— Begin EXTRACTED ENTRIES —

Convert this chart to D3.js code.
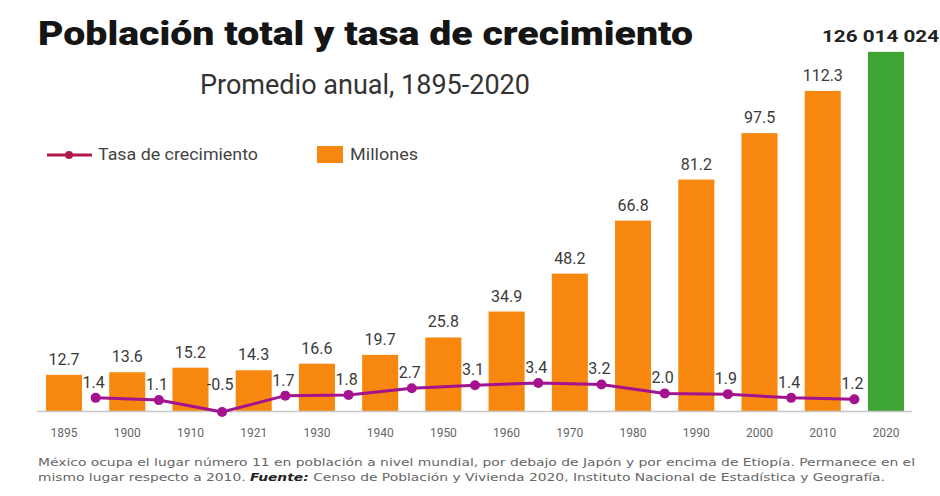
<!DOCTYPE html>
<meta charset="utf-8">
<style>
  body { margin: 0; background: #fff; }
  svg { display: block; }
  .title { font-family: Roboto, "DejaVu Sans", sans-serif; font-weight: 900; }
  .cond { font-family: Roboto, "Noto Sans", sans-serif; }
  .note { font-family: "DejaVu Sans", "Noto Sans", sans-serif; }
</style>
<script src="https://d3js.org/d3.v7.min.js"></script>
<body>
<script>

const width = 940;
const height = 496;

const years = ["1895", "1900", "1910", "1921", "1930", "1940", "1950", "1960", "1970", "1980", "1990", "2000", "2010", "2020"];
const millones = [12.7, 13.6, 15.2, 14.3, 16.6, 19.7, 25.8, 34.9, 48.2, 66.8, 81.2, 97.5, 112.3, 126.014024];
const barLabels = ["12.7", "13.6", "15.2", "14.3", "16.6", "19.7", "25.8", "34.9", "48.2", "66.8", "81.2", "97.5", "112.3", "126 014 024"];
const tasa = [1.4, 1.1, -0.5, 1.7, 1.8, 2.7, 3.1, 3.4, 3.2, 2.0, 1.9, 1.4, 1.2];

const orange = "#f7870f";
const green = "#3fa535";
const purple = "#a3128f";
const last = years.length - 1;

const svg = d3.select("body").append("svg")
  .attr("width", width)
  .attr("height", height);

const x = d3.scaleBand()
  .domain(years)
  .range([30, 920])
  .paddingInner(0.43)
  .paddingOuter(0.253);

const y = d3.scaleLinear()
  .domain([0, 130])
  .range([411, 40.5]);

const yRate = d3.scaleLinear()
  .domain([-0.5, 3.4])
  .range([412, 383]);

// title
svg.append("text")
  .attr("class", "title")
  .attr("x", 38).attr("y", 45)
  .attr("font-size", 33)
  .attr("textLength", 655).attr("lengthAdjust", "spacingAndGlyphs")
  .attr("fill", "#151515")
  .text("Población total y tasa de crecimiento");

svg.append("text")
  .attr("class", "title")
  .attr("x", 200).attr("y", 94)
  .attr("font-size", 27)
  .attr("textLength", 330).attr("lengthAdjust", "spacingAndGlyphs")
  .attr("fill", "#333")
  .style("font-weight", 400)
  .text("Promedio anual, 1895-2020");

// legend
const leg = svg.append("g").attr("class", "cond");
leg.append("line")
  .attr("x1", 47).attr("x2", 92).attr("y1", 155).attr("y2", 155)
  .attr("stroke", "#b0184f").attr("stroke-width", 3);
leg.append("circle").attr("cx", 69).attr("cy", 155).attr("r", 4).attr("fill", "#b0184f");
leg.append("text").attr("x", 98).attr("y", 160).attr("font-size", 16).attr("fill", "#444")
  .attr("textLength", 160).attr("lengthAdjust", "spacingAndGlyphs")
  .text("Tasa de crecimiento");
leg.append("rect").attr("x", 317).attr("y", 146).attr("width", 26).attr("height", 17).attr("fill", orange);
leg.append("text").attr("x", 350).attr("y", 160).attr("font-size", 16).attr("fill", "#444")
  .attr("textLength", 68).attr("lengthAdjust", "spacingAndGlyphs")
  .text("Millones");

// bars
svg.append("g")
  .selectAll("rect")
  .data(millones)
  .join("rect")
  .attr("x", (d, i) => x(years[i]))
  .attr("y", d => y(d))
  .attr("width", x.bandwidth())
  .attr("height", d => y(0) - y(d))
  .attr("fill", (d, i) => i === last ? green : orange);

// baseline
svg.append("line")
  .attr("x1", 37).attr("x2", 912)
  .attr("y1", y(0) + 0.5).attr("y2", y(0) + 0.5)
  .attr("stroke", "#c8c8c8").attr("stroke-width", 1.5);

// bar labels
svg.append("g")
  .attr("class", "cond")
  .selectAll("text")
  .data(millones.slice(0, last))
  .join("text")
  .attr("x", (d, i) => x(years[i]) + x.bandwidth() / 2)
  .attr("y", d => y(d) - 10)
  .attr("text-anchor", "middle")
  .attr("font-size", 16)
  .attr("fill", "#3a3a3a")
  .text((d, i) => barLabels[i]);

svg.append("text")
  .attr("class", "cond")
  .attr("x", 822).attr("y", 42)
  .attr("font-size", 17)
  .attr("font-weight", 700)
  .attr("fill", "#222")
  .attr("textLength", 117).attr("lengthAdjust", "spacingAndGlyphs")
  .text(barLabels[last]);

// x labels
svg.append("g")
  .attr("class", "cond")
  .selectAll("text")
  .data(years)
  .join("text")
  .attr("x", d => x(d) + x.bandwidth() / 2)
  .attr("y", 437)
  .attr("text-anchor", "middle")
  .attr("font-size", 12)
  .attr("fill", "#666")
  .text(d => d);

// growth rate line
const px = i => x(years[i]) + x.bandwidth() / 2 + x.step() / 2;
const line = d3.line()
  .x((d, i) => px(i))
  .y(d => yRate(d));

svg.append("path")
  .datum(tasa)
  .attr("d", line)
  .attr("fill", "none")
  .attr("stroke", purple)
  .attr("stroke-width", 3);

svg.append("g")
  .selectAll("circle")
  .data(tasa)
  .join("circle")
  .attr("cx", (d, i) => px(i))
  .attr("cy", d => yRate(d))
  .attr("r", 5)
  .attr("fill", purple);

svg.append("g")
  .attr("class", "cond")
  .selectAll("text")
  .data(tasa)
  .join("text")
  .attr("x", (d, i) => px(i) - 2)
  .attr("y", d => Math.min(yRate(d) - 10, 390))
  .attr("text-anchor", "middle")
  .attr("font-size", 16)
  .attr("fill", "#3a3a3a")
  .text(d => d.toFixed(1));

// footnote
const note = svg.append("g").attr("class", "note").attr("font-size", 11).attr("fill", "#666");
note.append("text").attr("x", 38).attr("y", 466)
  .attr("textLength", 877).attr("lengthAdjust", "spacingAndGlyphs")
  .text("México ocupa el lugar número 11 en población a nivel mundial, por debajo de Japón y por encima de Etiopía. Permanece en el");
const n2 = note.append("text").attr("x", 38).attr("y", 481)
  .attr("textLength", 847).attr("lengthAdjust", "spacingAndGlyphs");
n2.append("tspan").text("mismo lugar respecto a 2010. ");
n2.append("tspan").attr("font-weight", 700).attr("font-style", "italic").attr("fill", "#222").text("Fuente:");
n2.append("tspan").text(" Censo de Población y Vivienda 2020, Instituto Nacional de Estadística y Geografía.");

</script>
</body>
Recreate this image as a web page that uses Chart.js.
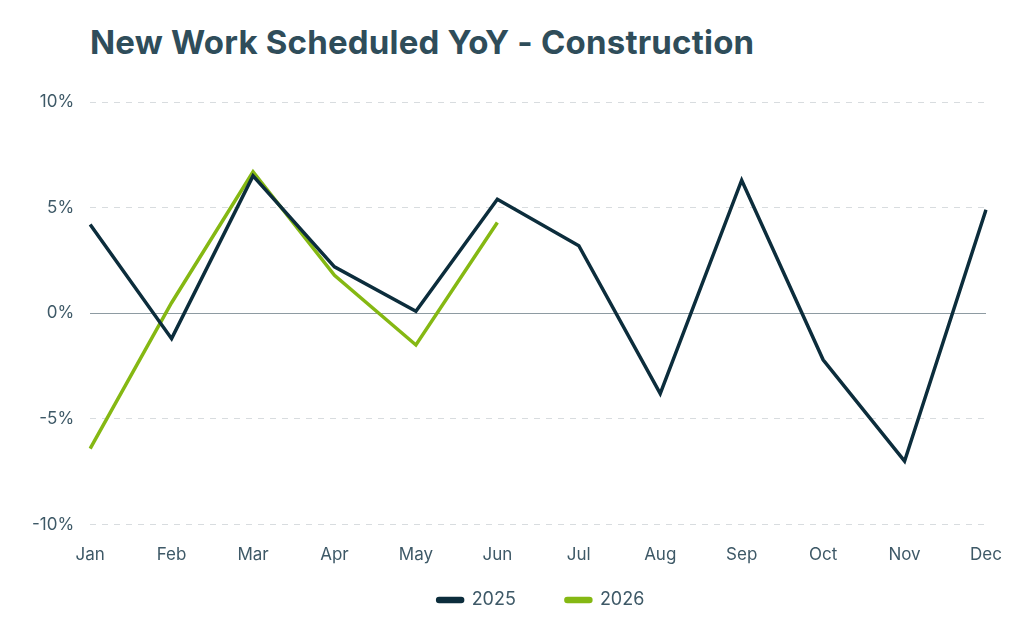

— End EXTRACTED ENTRIES —

--- WHAT YOU SHOULD DO ---
Pick out the lines that include the word "this" and write them out.

--- THE ANSWER ---
Convert this chart to D3.js code.
Recreate this image as a web page that uses Chart.js.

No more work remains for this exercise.